Improved fast-charging performances of phosphorus electrodes using the intrinsically flame-retardant LiFSI based electrolyte

Red phosphorus (RP) has recently gained great attention for high-energy-density fast-charging lithium-ion batteries (LIBs) due to its high theoretical specific capacity (2596 mA h g−1) and safe lithiation voltage (ca. 0.7 V vs. Li+/Li). Here, we adopt a new electrolyte system, the thermally stable lithium bis(fluorosulfonyl)imide (LiFSI) in the mixed solvents of intrinsically flame-retardant triethyl phosphate (TEP) and fluoroethylene carbonate (FEC) as a solid electrolyte interface (SEI)-forming additive, resulting in an enhanced electrochemical performance for the application of P anode.
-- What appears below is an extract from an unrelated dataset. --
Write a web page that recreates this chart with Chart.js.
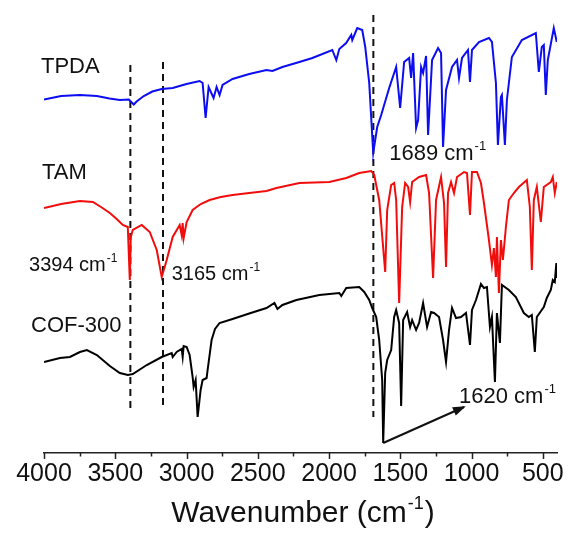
<!DOCTYPE html>
<html>
<head>
<meta charset="utf-8">
<script src="https://cdn.jsdelivr.net/npm/chart.js@4.4.1/dist/chart.umd.min.js"></script>
<style>
  html, body { margin: 0; background: #fff; }
</style>
</head>
<body>
<canvas id="ftir" width="570" height="548"></canvas>
<script>
// FTIR spectra, wavenumber (cm-1) and stacked transmittance (a.u.)
const tpdaWn = [4000, 3880, 3748, 3629, 3540, 3468, 3405, 3370, 3350, 3300, 3240, 3174, 3097, 3000, 2908, 2887, 2866, 2845, 2810, 2789, 2768, 2747, 2677, 2560, 2439, 2397, 2327, 2208, 2117, 1977, 1949, 1928, 1880, 1844, 1837, 1802, 1767, 1746, 1718, 1690, 1662, 1634, 1578, 1529, 1501, 1473, 1438, 1424, 1410, 1389, 1375, 1354, 1340, 1319, 1305, 1277, 1235, 1214, 1200, 1179, 1137, 1102, 1088, 1067, 1025, 1011, 997, 948, 878, 857, 829, 815, 794, 787, 766, 752, 717, 647, 549, 528, 507, 493, 479, 465, 423, 402]
const tpdaT = [70.7, 71.4, 71.6, 71.4, 70.9, 70.6, 70.7, 69.7, 70.3, 71.4, 72.3, 72.8, 73.0, 73.8, 74.4, 74.0, 67.0, 73.2, 71.0, 73.2, 71.6, 73.6, 74.8, 75.8, 76.6, 76.4, 77.2, 78.2, 79.0, 80.6, 78.6, 80.8, 82.0, 83.6, 82.6, 85.0, 84.6, 81.2, 74.0, 60.0, 65.2, 67.6, 73.0, 77.2, 69.0, 78.2, 79.0, 75.0, 80.0, 65.0, 66.6, 77.2, 76.0, 79.4, 63.6, 78.6, 81.0, 80.0, 61.2, 72.6, 77.2, 78.6, 75.0, 79.0, 80.6, 74.2, 80.6, 82.2, 83.0, 82.2, 74.0, 61.6, 71.2, 71.6, 61.6, 70.6, 79.2, 82.6, 84.0, 76.2, 81.2, 81.6, 71.6, 78.6, 85.0, 82.2]

const tamWn = [4000, 3880, 3748, 3657, 3600, 3538, 3490, 3447, 3412, 3398, 3391, 3377, 3314, 3258, 3209, 3174, 3139, 3097, 3048, 3034, 3027, 3020, 2999, 2957, 2900, 2838, 2760, 2677, 2560, 2439, 2369, 2208, 1998, 1879, 1788, 1704, 1683, 1648, 1606, 1592, 1564, 1543, 1529, 1508, 1487, 1466, 1445, 1431, 1417, 1368, 1319, 1298, 1270, 1249, 1214, 1193, 1179, 1165, 1144, 1123, 1102, 1053, 1032, 1011, 997, 962, 934, 913, 878, 857, 843, 829, 822, 808, 794, 780, 759, 738, 703, 668, 612, 591, 577, 563, 542, 514, 493, 444, 430, 416, 402]
const tamT = [49.0, 49.8, 50.4, 50.2, 49.2, 48.0, 46.8, 45.6, 45.2, 34.6, 43.2, 44.6, 45.6, 44.2, 40.6, 35.2, 38.6, 43.2, 45.6, 43.6, 46.0, 43.0, 46.2, 48.6, 49.8, 50.6, 51.2, 51.6, 52.0, 52.4, 53.0, 54.0, 54.2, 55.0, 56.0, 56.4, 55.6, 50.6, 36.2, 48.6, 53.6, 54.0, 50.6, 30.0, 49.2, 54.0, 53.2, 50.2, 54.2, 55.2, 55.6, 52.0, 35.0, 50.6, 55.2, 50.0, 37.2, 52.0, 54.2, 52.0, 55.2, 56.2, 56.0, 47.6, 56.2, 56.2, 54.0, 50.0, 42.6, 37.6, 41.0, 35.2, 43.2, 32.0, 42.6, 38.6, 45.2, 50.6, 52.0, 53.2, 54.6, 49.2, 36.6, 50.6, 53.2, 46.2, 53.2, 54.2, 55.2, 52.0, 54.2]

const cofWn = [4000, 3888, 3818, 3748, 3699, 3629, 3538, 3468, 3412, 3377, 3279, 3174, 3104, 3097, 3069, 3034, 3027, 3020, 2999, 2978, 2957, 2950, 2936, 2922, 2901, 2887, 2859, 2852, 2824, 2800, 2768, 2677, 2560, 2439, 2383, 2362, 2327, 2229, 2068, 1928, 1914, 1879, 1788, 1753, 1718, 1697, 1669, 1648, 1627, 1620, 1606, 1592, 1564, 1543, 1529, 1508, 1494, 1480, 1452, 1431, 1417, 1389, 1368, 1340, 1312, 1284, 1263, 1228, 1200, 1179, 1158, 1137, 1109, 1074, 1039, 1011, 997, 969, 934, 913, 892, 871, 857, 836, 822, 801, 787, 738, 689, 633, 598, 577, 556, 542, 493, 472, 444, 430, 416, 405, 401]
const cofT = [18.2, 19.0, 19.2, 20.2, 20.6, 19.6, 17.4, 16.0, 15.6, 15.8, 17.6, 19.2, 20.0, 19.2, 20.2, 20.8, 19.2, 21.4, 21.2, 19.6, 15.2, 13.2, 14.6, 7.2, 12.6, 14.6, 15.0, 16.6, 22.6, 24.8, 26.0, 26.8, 27.9, 29.0, 30.0, 28.8, 29.6, 30.6, 31.6, 32.0, 31.4, 33.0, 33.2, 32.2, 30.6, 29.0, 27.2, 22.6, 14.6, 2.0, 16.0, 18.6, 20.6, 27.2, 28.6, 26.0, 9.4, 26.6, 28.2, 25.2, 26.6, 24.6, 26.0, 30.0, 25.2, 28.2, 28.0, 27.2, 22.6, 18.2, 24.6, 29.0, 27.0, 27.2, 28.0, 21.6, 28.6, 30.6, 33.8, 33.0, 33.2, 25.2, 27.2, 14.2, 28.0, 22.0, 33.6, 32.6, 31.2, 28.0, 27.2, 27.6, 20.2, 27.2, 29.2, 31.0, 32.6, 34.6, 34.2, 38.0, 35.0]

// marked bands: wavenumber, top and bottom of the dashed guide
const bandWn = [3394, 3165, 1689]
const bandTop = [77.6, 78.2, 87.6]
const bandBottom = [8.6, 9.0, 7.2]

// arrow from the 1620 band to its label
const arrowWn = [1620, 1053]
const arrowT = [2.0, 9.2]

// text labels: [text, superscript, wavenumber, value, font size]
const labels = [
  ['TPDA', '', 4021, 76.0, 22],
  ['TAM', '', 4014, 54.8, 22],
  ['COF-300', '', 4091, 24.2, 22],
  ['3394 cm', '-1', 4105, 36.4, 20],
  ['3165 cm', '-1', 3104, 34.6, 20],
  ['1689 cm', '-1', 1578, 58.6, 22],
  ['1620 cm', '-1', 1088, 10.0, 22]
]

const xTicks = [4000, 3500, 3000, 2500, 2000, 1500, 1000, 500]

const FONT = '"Liberation Sans", Arial, sans-serif'

function pts(xs, ys) {
  return xs.map((x, i) => ({ x, y: ys[i] }))
}

function spectrum(label, xs, ys, color) {
  return {
    label,
    data: pts(xs, ys),
    borderColor: color,
    borderWidth: 2,
    pointRadius: 0,
    tension: 0,
    fill: false
  }
}

const datasets = [
  spectrum('TPDA', tpdaWn, tpdaT, '#0d0df2'),
  spectrum('TAM', tamWn, tamT, '#f20d0d'),
  spectrum('COF-300', cofWn, cofT, '#000000')
]

bandWn.forEach((wn, i) => {
  datasets.push({
    label: 'band ' + wn,
    data: [{ x: wn, y: bandTop[i] }, { x: wn, y: bandBottom[i] }],
    borderColor: '#111',
    borderWidth: 2,
    borderDash: [7, 5],
    pointRadius: 0
  })
})

datasets.push({
  label: 'arrow',
  data: pts(arrowWn, arrowT),
  borderColor: '#111',
  borderWidth: 2,
  pointRadius: 0
})

function textWithSup(ctx, text, sup, x, y, size) {
  ctx.textAlign = 'left'
  ctx.textBaseline = 'alphabetic'
  ctx.font = size + 'px ' + FONT
  const w1 = ctx.measureText(text).width
  ctx.fillText(text, x, y)
  if (sup) {
    ctx.font = Math.round(size * 0.6) + 'px ' + FONT
    ctx.fillText(sup, x + w1 + 1, y - size * 0.45)
  }
}

const decor = {
  id: 'decor',
  afterDraw(chart) {
    const { ctx, scales: { x, y } } = chart
    const base = chart.chartArea.bottom
    ctx.save()
    ctx.strokeStyle = '#222'
    ctx.lineWidth = 1.5
    for (let v = 500; v <= 4000; v += 250) {
      const px = Math.round(x.getPixelForValue(v)) + 0.5
      ctx.beginPath()
      ctx.moveTo(px, base)
      ctx.lineTo(px, base + (v % 500 === 0 ? 6 : 3.5))
      ctx.stroke()
    }

    ctx.fillStyle = '#111'
    labels.forEach(([t, s, wn, val, size]) => {
      textWithSup(ctx, t, s, x.getPixelForValue(wn), y.getPixelForValue(val), size)
    })

    // axis title
    const title = 'Wavenumber (cm'
    ctx.font = '30px ' + FONT
    const w1 = ctx.measureText(title).width
    ctx.font = '18px ' + FONT
    const w2 = ctx.measureText('-1').width
    ctx.font = '30px ' + FONT
    const w3 = ctx.measureText(')').width
    const tx = 302 - (w1 + w2 + w3) / 2
    const ty = 522
    ctx.textBaseline = 'alphabetic'
    ctx.textAlign = 'left'
    ctx.fillText(title, tx, ty)
    ctx.font = '18px ' + FONT
    ctx.fillText('-1', tx + w1 + 1, ty - 13)
    ctx.font = '30px ' + FONT
    ctx.fillText(')', tx + w1 + w2 + 2, ty)

    // arrow head
    const meta = chart.getDatasetMeta(chart.data.datasets.length - 1)
    const p0 = meta.data[0]
    const p1 = meta.data[1]
    const ang = Math.atan2(p1.y - p0.y, p1.x - p0.x)
    const len = 11
    const half = 4.5
    ctx.beginPath()
    ctx.moveTo(p1.x + 2 * Math.cos(ang), p1.y + 2 * Math.sin(ang))
    ctx.lineTo(p1.x - len * Math.cos(ang) - half * Math.sin(ang), p1.y - len * Math.sin(ang) + half * Math.cos(ang))
    ctx.lineTo(p1.x - len * Math.cos(ang) + half * Math.sin(ang), p1.y - len * Math.sin(ang) - half * Math.cos(ang))
    ctx.closePath()
    ctx.fill()
    ctx.restore()
  }
}

new Chart(document.getElementById('ftir'), {
  type: 'line',
  data: { datasets },
  plugins: [decor],
  options: {
    responsive: false,
    animation: false,
    devicePixelRatio: 1,
    layout: { padding: { top: 10, left: 44, right: 12, bottom: 0 } },
    plugins: { legend: { display: false }, tooltip: { enabled: false } },
    scales: {
      x: {
        type: 'linear',
        reverse: true,
        min: 400,
        max: 4000,
        afterFit: scale => { scale.height = 95 },
        afterBuildTicks: scale => { scale.ticks = xTicks.map(v => ({ value: v })) },
        grid: { display: false, drawTicks: false },
        border: { display: true, color: '#222', width: 1.5 },
        ticks: {
          padding: 6,
          maxRotation: 0,
          autoSkip: false,
          color: '#111',
          font: { family: FONT, size: 25 },
          callback: v => String(v)
        }
      },
      y: {
        display: false,
        min: 0,
        max: 88.6
      }
    }
  }
})
</script>
</body>
</html>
LiFSI avoids the side effect of fluorination that is prone to occur at the surface of P particles in commonly used lithium hexafluorophosphate (LiPF6)-based electrolyte. As a result, combining the ternary synergy of LiFSI, TEP and FEC, a favorable and stable lithium fluoride (LiF) and non-LixPFy based SEI is constructed on the RP anode through the preferential reduction of the Li+ solvation structure, and subsequent reduction deposition of FSI− anion and FEC solvent. This stable SEI plays a critical role in alleviating the huge volumetric expansion of P, decreasing the reactivity of P anode within electrolyte during cycling process and thus enhancing the fast-charging performance of P anode.